4-D SCAN (22-28 WEEKS)

What is the difference between a 2D, 3D and 4D scan?

Like all ultrasound studies, the 3D / 4D uses high frequency sound waves to create images that can be viewed on a monitor screen.

In 3D / 4D scans you will see your baby in a 3D – life like image, instead of the familiar flat, grainy 2D pictures associated with traditional ultrasound scans.

The 4th dimension is real time movement. This means that you may be able to see your baby stretching, kicking, yawning or sucking his or her thumb.

Is it safe?

Since its introduction over 40 years ago there have been no documented harmful effects to either mother or child caused by ultrasound scanning be it 2D, 3D or 4D.

In fact, 3D or 4D scans use the same type and intensity of ultrasound as with conventional ultrasound scanning and because you can store and view the images on a computer, the actual scanning time can often less than that of conventional 2D scans.

When is best time to perform a 3D or 4D scan?

This depends on what you want to see. With the 3D/4D technology currently available, we are able to image your baby at different stages during your pregnancy. We can successfully scan your baby at any time after 20 weeks. In our experience, the best images are generally obtained between 26-32 weeks. This ensures there is enough amniotic fluid present in the womb for the ultrasound scanner to properly image your baby, while ensuring the baby’s facial features have developed to the point where they are clear and easily recognisable.

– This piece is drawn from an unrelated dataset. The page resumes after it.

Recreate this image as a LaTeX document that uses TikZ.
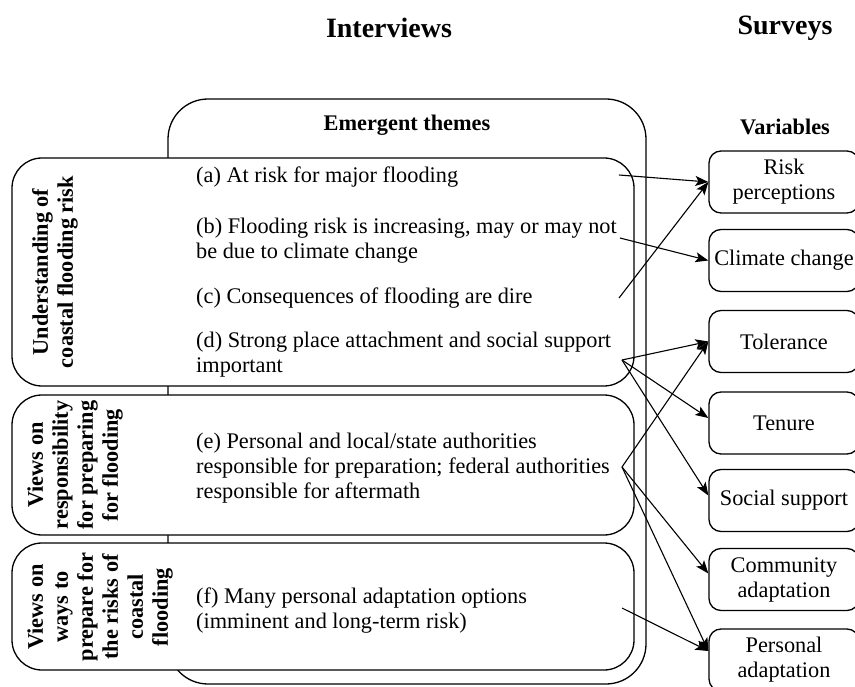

If you are having twins, the best images will be obtained before 28 weeks.

Who will be performing my scan?

Dr HarshitaSurange  who has been specially trained in 3D/4D prenatal scanning.

Will I always get a clear scan? Can you always see a beautiful picture of my baby?

The quality of your 3D images or 4D movie will be affected by the baby’s time of gestation, position, the amount of amniotic fluid surrounding the baby, and the amount of skin, fat and muscle around the baby.

The position however, will be the strongest factor in determining the quality of image that you see. But rest assured, it is our aim that no client leaves without the chance to be introduced to their little one. If your baby is lying in the wrong position, we will first have you go for a short walk to try and encourage the baby to change positions.

If this is still unsuccessful, we will invite you back for another appointment at no extra charge because your satisfaction is what matters to us most.

In order to maximise your chances of getting a great image, we recommend that you drink at least 8 glasses of water for 1-2 weeks prior to your scan.

How much time should I allow for my appointment?

The appointment length for your scan is generally 45 minutes from beginning to end. Actual scanning time is between 20 – 30 minutes depending on your baby’s movements. If your little one is not in the ideal position on arrival, your appointment might be lengthened to allow time for your baby to change positions.


This scan is performed to assess the growth and well being of the baby.

What’s involved in a Fetal Growth Scan?

The scan is performed by placing an ultrasound transducer on your abdomen and takes around 20 minutes. Your bladder does not need to be full but it is advisable to drink normally & not empty your bladder 30 minutes prior to the scan.

During the scan we take look at a number of areas:

  • Measuring the baby’s head, abdomen and thigh bone
  • Assessing the amount of amniotic fluid around the baby
  • Observing the baby’s activity
  • Measuring the blood flow in the umbilical cord using Doppler ultrasound
  • Recording the position of the placenta


If we are concerned regarding the findings of this scan, you will have the opportunity to discuss these and their implications with one of the fetal medicine consultants.